“Loneliness is not a function of being alone, but rather, a function of how socially connected you are to those around you.” Grace Kim, Architect
Kim designs “co-housing”, where families live in close community and share a common area for evening meals and activities. Communitas is a fancy social science way of saying “spirit of community.” For Kim, the measure of communitas is: How frequently do people eat together? She said that she knows some people in co-housing who have eaten together every single night for the past 40 years. Others have an occasional potluck once or twice a month. From her observations, groups that eat together more frequently, exhibit higher levels of communitas. It turns out, when you eat together, you start planning more activities together. When you eat together, you share more things. You start to watch each other’s kids. You lend out your power tools. You borrow each other’s cars.”
When we were a young couple we lived in a neighborhood with other families. We shared time together. We cooked and ate together regularly, had birthday parties together, helped one another with projects, talked over the fences as we worked in our yards, kept one another’s children, dropped in to visit, went to events together, etc. Neighborhoods don’t seem to be what they were in the 70’s…..Privacy fences, private garages, private lives.
Some say such days are gone for good, that such “neighborhoods” don’t exist anymore. I think that some of us do strive to preserve this spirit of communitas through certain groups in which we participate. I am in a women’s Bible study group that meets weekly on Mondays from Sept-May. During the summer we have continued to meet twice monthly to eat together and share in one another’s lives. It’s more than a social outing. It is community. We pray for one another and have ready access to keep in touch through a couple of very communicative co-leaders. It is increasingly evident that these women are in “community” with one another. There are “small groups” and then there is “community”. I see this same “communitas” among many of the women in our two UMW groups at Lynn Haven Church. They “do life” together more than simply meet. I see it in the Hardly Able Crew guys. Are we putting sincere effort into “community- making” in small groups, welcoming in our “neighbors”? It is not JUST about eating, it’s about the spiritual and emotional intimacy of being able to share the important things of life with one another, including our faith, our fears, our griefs, our joys, and more. The capacity for “connection”, for bonding in intimate friendships, (separate and apart from intimacy that is defined by sexual relationships) is a task of adulthood that Erik Erikson called a necessary stage of development. Psychologists today talk about it in terms of “attachment.” It seems that many struggle with finding and maintaining healthy and satisfying attachments in our culture, where so many people are single, mobile, time-crunched, and cautious about who to trust. Families are smaller and often geographically or relationally distant. Some seem to define friendship based on what they themselves get out of it, not what they can offer to the relationship.
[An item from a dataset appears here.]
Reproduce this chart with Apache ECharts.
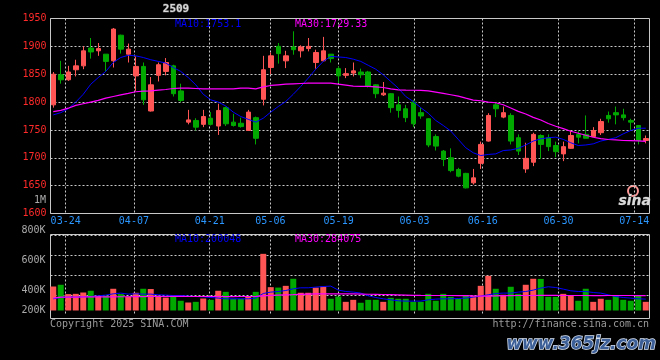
<!DOCTYPE html>
<html><head><meta charset="utf-8">
<script src="https://cdn.jsdelivr.net/npm/echarts@6/dist/echarts.min.js"></script>
<style>html,body{margin:0;padding:0;background:#000}#c{width:660px;height:360px}</style>
</head><body><div id="c"></div>
<script>
const dates = ['03-20','03-21','03-24','03-25','03-26','03-27','03-28','03-31',
'04-01','04-02','04-03','04-07','04-08','04-09','04-10','04-11','04-14','04-15','04-16','04-17','04-18','04-21','04-22','04-23','04-24','04-25','04-28','04-29','04-30',
'05-06','05-07','05-08','05-09','05-12','05-13','05-14','05-15','05-16','05-19','05-20','05-21','05-22','05-23','05-26','05-27','05-28','05-29','05-30',
'06-03','06-04','06-05','06-06','06-09','06-10','06-11','06-12','06-13','06-16','06-17','06-18','06-19','06-20','06-23','06-24','06-25','06-26','06-27','06-30',
'07-01','07-02','07-03','07-04','07-07','07-08','07-09','07-10','07-11','07-14','07-15','07-16'];
const labeledDates = ['03-24','04-07','04-21','05-06','05-19','06-03','06-16','06-30','07-14'];

const open = [1795,1849,1840,1858,1865,1897,1892,1886,1874,1920,
1886,1847,1864,1784,1848,1855,1865,1820,1764,1767,
1760,1771,1757,1790,1764,1762,1749,1772,1805,1862,
1900,1874,1899,1892,1896,1871,1874,1886,1860,1848,
1852,1854,1854,1831,1813,1815,1795,1788,1800,1781,
1770,1738,1712,1700,1679,1672,1655,1690,1730,1795,
1773,1776,1736,1680,1692,1740,1736,1722,1707,1717,
1742,1742,1738,1745,1776,1781,1777,1767,1758,1731];
const close = [1850,1840,1854,1865,1892,1890,1896,1873,1931,1895,
1895,1864,1804,1831,1867,1871,1815,1803,1768,1755,
1774,1760,1785,1761,1758,1756,1782,1735,1858,1883,
1887,1883,1894,1899,1900,1889,1892,1878,1847,1851,
1856,1849,1828,1815,1816,1790,1785,1772,1761,1775,
1723,1721,1697,1677,1667,1646,1664,1724,1776,1788,
1781,1730,1712,1699,1742,1724,1720,1711,1720,1740,
1737,1735,1749,1765,1770,1777,1772,1764,1731,1734.5];
const low = [1790,1833,1838,1846,1859,1878,1883,1854,1862,1887,
1871,1820,1795,1783,1837,1848,1810,1800,1760,1749,
1755,1758,1741,1757,1756,1754,1749,1724,1794,1850,
1869,1861,1885,1880,1891,1860,1873,1871,1834,1843,
1846,1843,1826,1807,1811,1781,1772,1764,1755,1770,
1719,1713,1685,1674,1665,1645,1652,1680,1729,1773,
1771,1724,1705,1673,1685,1698,1712,1701,1694,1716,
1726,1735,1738,1741,1763,1760,1767,1750,1724,1726];
const high = [1854,1874,1865,1876,1900,1915,1906,1886,1933,1921,
1905,1882,1871,1845,1871,1879,1867,1833,1786,1771,
1786,1782,1797,1792,1779,1772,1786,1774,1883,1889,
1906,1892,1927,1902,1915,1894,1917,1886,1864,1861,
1871,1860,1856,1832,1836,1816,1810,1795,1804,1790,
1771,1742,1714,1717,1682,1673,1680,1729,1780,1799,
1792,1780,1742,1727,1745,1742,1742,1729,1729,1749,
1748,1776,1755,1770,1783,1792,1788,1770,1758,1740];

const ma10 = [1777,1781,1788,1800,1814,1832,1844,1855,1871,1880,
1884,1883,1880,1876,1873,1870,1862,1855,1844,1831,
1814,1804,1800,1793,1782,1774,1769,1764,1771,1782,
1792,1801,1814,1828,1843,1859,1873,1882,1881,1880,
1877,1873,1866,1859,1849,1837,1825,1810,1801,1790,
1780,1767,1758,1748,1733,1718,1709,1704,1706,1707,
1713,1714,1717,1723,1730,1734,1736,1737,1733,1727,
1722,1723,1725,1730,1733,1736,1743,1749,1753,1753.1];
const ma30 = [1783,1785,1789,1794,1797,1800,1803,1807,1810,1813,
1815.5,1818.5,1819.6,1820.2,1821.4,1822.6,1824.4,1825,1825,1824.4,
1823.8,1823.8,1823.8,1823.8,1823.8,1825,1825,1823.8,1827.4,1829.8,
1831,1832.1,1832.7,1833.3,1833.9,1833.9,1833.9,1833.9,1832.1,1830.4,
1828.6,1828.3,1828,1827.4,1826.2,1823.8,1822,1821.4,1821.2,1821,
1820.2,1817.9,1815.5,1813.1,1810.7,1807.1,1803.6,1802.4,1800,1798.8,
1795.2,1789.3,1783.3,1778.6,1772.6,1767.9,1761.5,1756.6,1752.4,1747.6,
1744.1,1740.5,1736.9,1734.5,1732.8,1732.2,1731,1730.8,1730.4,1729.33];

const volume = [380000,393000,323000,325000,335000,348000,310000,312000,363000,323000,
305000,333000,363000,361000,312000,297000,313000,273000,260000,265000,
290000,280000,348000,340000,288000,287000,303000,340000,625000,375000,
372000,385000,438000,333000,333000,372000,380000,288000,305000,265000,
280000,258000,280000,280000,265000,295000,288000,288000,265000,265000,
325000,273000,325000,303000,288000,310000,310000,385000,460000,363000,
318000,378000,325000,393000,438000,437000,303000,302000,325000,312000,
273000,363000,265000,288000,280000,310000,280000,273000,310000,265000];
const volMa10 = [288000,297500,300500,300500,302750,305000,310250,315500,325250,330500,
323000,325250,323000,323000,317750,315500,312500,312500,308000,305000,
302750,297500,293000,287750,287750,287750,287750,293000,327500,338000,
342500,350000,362750,370250,370250,375500,380000,383000,353000,342500,
338000,330500,310250,297500,287750,280250,272750,270500,270500,270500,
280250,285500,287750,287750,290000,293000,300500,308000,317750,327500,
330500,330500,338000,342500,353000,368000,377750,372500,360500,347750,
342500,342500,335000,330500,317750,305000,297500,293000,287750,285500];
const volMa30 = [293000,300500,300500,301000,301500,301500,302000,302500,302500,303000,
303000,304000,304500,305000,305000,305000,305500,305500,305000,305000,
305000,305000,305000,304500,304500,305000,305000,305500,310000,314000,
316000,317500,319000,321000,323000,324500,325250,325250,325000,324500,
324000,323000,322000,321000,320000,318500,317000,315500,314000,313000,
312500,312500,312500,312500,312000,311000,309000,308000,308000,309500,
311000,312000,312500,312500,312500,313000,313000,313000,312500,312500,
312500,312500,312000,312000,312500,312500,312500,312500,312000,312000];

const priceMin = 1600, priceMax = 1950, priceStep = 50;
const volMin = 200000, volMax = 800000;
const volTickLabels = ['200K','','400K','','','600K','','','800K'];

const titleText = '2509';
const maPriceTexts = ['MA10:1753.1', 'MA30:1729.33'];
const maVolTexts = ['MA10:200048', 'MA30:284075'];
const sideLabel = '1M';
const copyrightText = 'Copyright 2025 SINA.COM';
const urlText = 'http://finance.sina.com.cn';
const watermarkText = 'www.365jz.com';

const RED = '#ff5555', GREEN = '#00a800';
const GRIDC = '#c8c8c8';
const MONO = '"DejaVu Sans Mono", monospace';
const dotted = { color: GRIDC, type: [2, 2], width: 1 };
const isLabeled = (i, v) => labeledDates.indexOf(v) >= 0;

const candleData = open.map((o, i) => [o, close[i], low[i], high[i]]);

const chart = echarts.init(document.getElementById('c'), null, { renderer: 'canvas' });
chart.setOption({
  backgroundColor: '#000',
  animation: false,
  grid: [
    { left: 50.5, top: 18.5, width: 599, height: 195, show: true, borderColor: GRIDC, borderWidth: 1, backgroundColor: 'transparent' },
    { left: 49.5, top: 18.5, width: 600, height: 195 },
    { left: 50.5, top: 234.5, width: 599, height: 84, show: true, borderColor: GRIDC, borderWidth: 1, backgroundColor: 'transparent' },
    { left: 50.5, top: 235.5, width: 599, height: 80 },
    { left: 49.5, top: 230.5, width: 600, height: 80 }
  ],
  xAxis: [
    { gridIndex: 0, type: 'category', boundaryGap: false, data: dates,
      axisLine: { show: false }, axisTick: { show: false },
      axisLabel: { interval: isLabeled, color: '#2a96ff', fontFamily: MONO, fontSize: 10, margin: 3 },
      splitLine: { show: true, interval: isLabeled, lineStyle: dotted } },
    { gridIndex: 1, type: 'category', data: dates, show: false },
    { gridIndex: 2, type: 'category', data: dates, show: false },
    { gridIndex: 3, type: 'category', boundaryGap: false, data: dates,
      axisLine: { show: false }, axisTick: { show: false }, axisLabel: { show: false },
      splitLine: { show: true, interval: isLabeled, lineStyle: dotted } },
    { gridIndex: 4, type: 'category', data: dates, show: false }
  ],
  yAxis: [
    { gridIndex: 0, type: 'value', position: 'left', min: priceMin, max: priceMax, interval: priceStep,
      axisLine: { show: false }, axisTick: { show: false },
      axisLabel: { color: '#ff2a2a', fontFamily: MONO, fontSize: 10, margin: 4, formatter: v => String(v) },
      splitLine: { show: true, lineStyle: dotted } },
    { gridIndex: 1, type: 'value', min: priceMin, max: priceMax, show: false },
    { gridIndex: 2, type: 'value', min: 0, max: 1, show: false },
    { gridIndex: 3, type: 'value', min: 0, max: 80, interval: 20,
      axisLine: { show: false }, axisTick: { show: false }, axisLabel: { show: false },
      splitLine: { show: true, showMinLine: false, lineStyle: dotted } },
    { gridIndex: 4, type: 'value', position: 'right', min: volMin, max: volMax, show: false },
    { gridIndex: 4, type: 'category', position: 'left', boundaryGap: false, data: volTickLabels,
      axisLine: { show: false }, axisTick: { show: false }, splitLine: { show: false },
      axisLabel: { interval: 0, color: '#aaaaaa', fontFamily: MONO, fontSize: 10, margin: 4 } }
  ],
  series: [
    { type: 'candlestick', xAxisIndex: 1, yAxisIndex: 1, data: candleData, barWidth: 5,
      itemStyle: { color: RED, color0: GREEN, borderColor: RED, borderColor0: GREEN, borderWidth: 1 } },
    { type: 'line', xAxisIndex: 1, yAxisIndex: 1, data: ma10, symbol: 'none', lineStyle: { color: '#0000ff', width: 1 } },
    { type: 'line', xAxisIndex: 1, yAxisIndex: 1, data: ma30, symbol: 'none', lineStyle: { color: '#ff00ff', width: 1.2 } },
    { type: 'bar', xAxisIndex: 4, yAxisIndex: 4, data: volume, barWidth: 6, clip: true,
      itemStyle: { color: p => close[p.dataIndex] >= open[p.dataIndex] ? RED : GREEN } },
    { type: 'line', xAxisIndex: 4, yAxisIndex: 4, data: volMa10, symbol: 'none', lineStyle: { color: '#0000ff', width: 1 } },
    { type: 'line', xAxisIndex: 4, yAxisIndex: 4, data: volMa30, symbol: 'none', lineStyle: { color: '#ff00ff', width: 1.2 } }
  ],
  graphic: [
    { type: 'text', x: 176, y: 9, style: { text: titleText, fill: '#d8d8d8', stroke: '#555', lineWidth: 1, font: 'bold 11px ' + MONO, align: 'center', verticalAlign: 'middle' } },
    { type: 'text', x: 175, y: 24, style: { text: maPriceTexts[0], fill: '#0000ff', font: '10px ' + MONO, align: 'left', verticalAlign: 'middle' } },
    { type: 'text', x: 295, y: 24, style: { text: maPriceTexts[1], fill: '#ff00ff', font: '10px ' + MONO, align: 'left', verticalAlign: 'middle' } },
    { type: 'text', x: 175, y: 239, style: { text: maVolTexts[0], fill: '#0000ff', font: '10px ' + MONO, align: 'left', verticalAlign: 'middle' } },
    { type: 'text', x: 295, y: 239, style: { text: maVolTexts[1], fill: '#ff00ff', font: '10px ' + MONO, align: 'left', verticalAlign: 'middle' } },
    { type: 'text', x: 46, y: 200, style: { text: sideLabel, fill: '#aaaaaa', font: '10px ' + MONO, align: 'right', verticalAlign: 'middle' } },
    { type: 'text', x: 50, y: 324, style: { text: copyrightText, fill: '#9a9a9a', font: '10px ' + MONO, align: 'left', verticalAlign: 'middle' } },
    { type: 'text', x: 649, y: 324, style: { text: urlText, fill: '#9a9a9a', font: '10px ' + MONO, align: 'right', verticalAlign: 'middle' } },
    { type: 'circle', shape: { cx: 633, cy: 191, r: 5 }, style: { fill: 'none', stroke: '#ff9a9a', lineWidth: 2 } },
    { type: 'text', x: 651, y: 201, style: { text: 'sina', fill: '#dcdcdc', stroke: '#777', lineWidth: 0.5, font: 'bold italic 14px "DejaVu Sans"', align: 'right', verticalAlign: 'middle' } },
    { type: 'text', x: 656, y: 345, style: { text: watermarkText, fill: '#3d5f98', stroke: '#d8e2f0', lineWidth: 1.5, font: 'bold italic 17px "DejaVu Sans"', align: 'right', verticalAlign: 'middle' } }
  ]
});
</script>
</body></html>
Sadly, that seems to be how our culture defines “love” and “attachment” in any relationship.
When our trust and attachment is first and foremost in Jesus Christ and we, like Christ, are willing to define “neighbor” more broadly, helpfully, and hospitably, community is easier to establish and sustain. Jesus told us to “Love God” and to “love your neighbor.” When asked then by the Pharisees, “Who is my ‘neighbor’?, Jesus told a story. It was defined not by what the person got out of the relationship, but by what he was willing to do to serve another.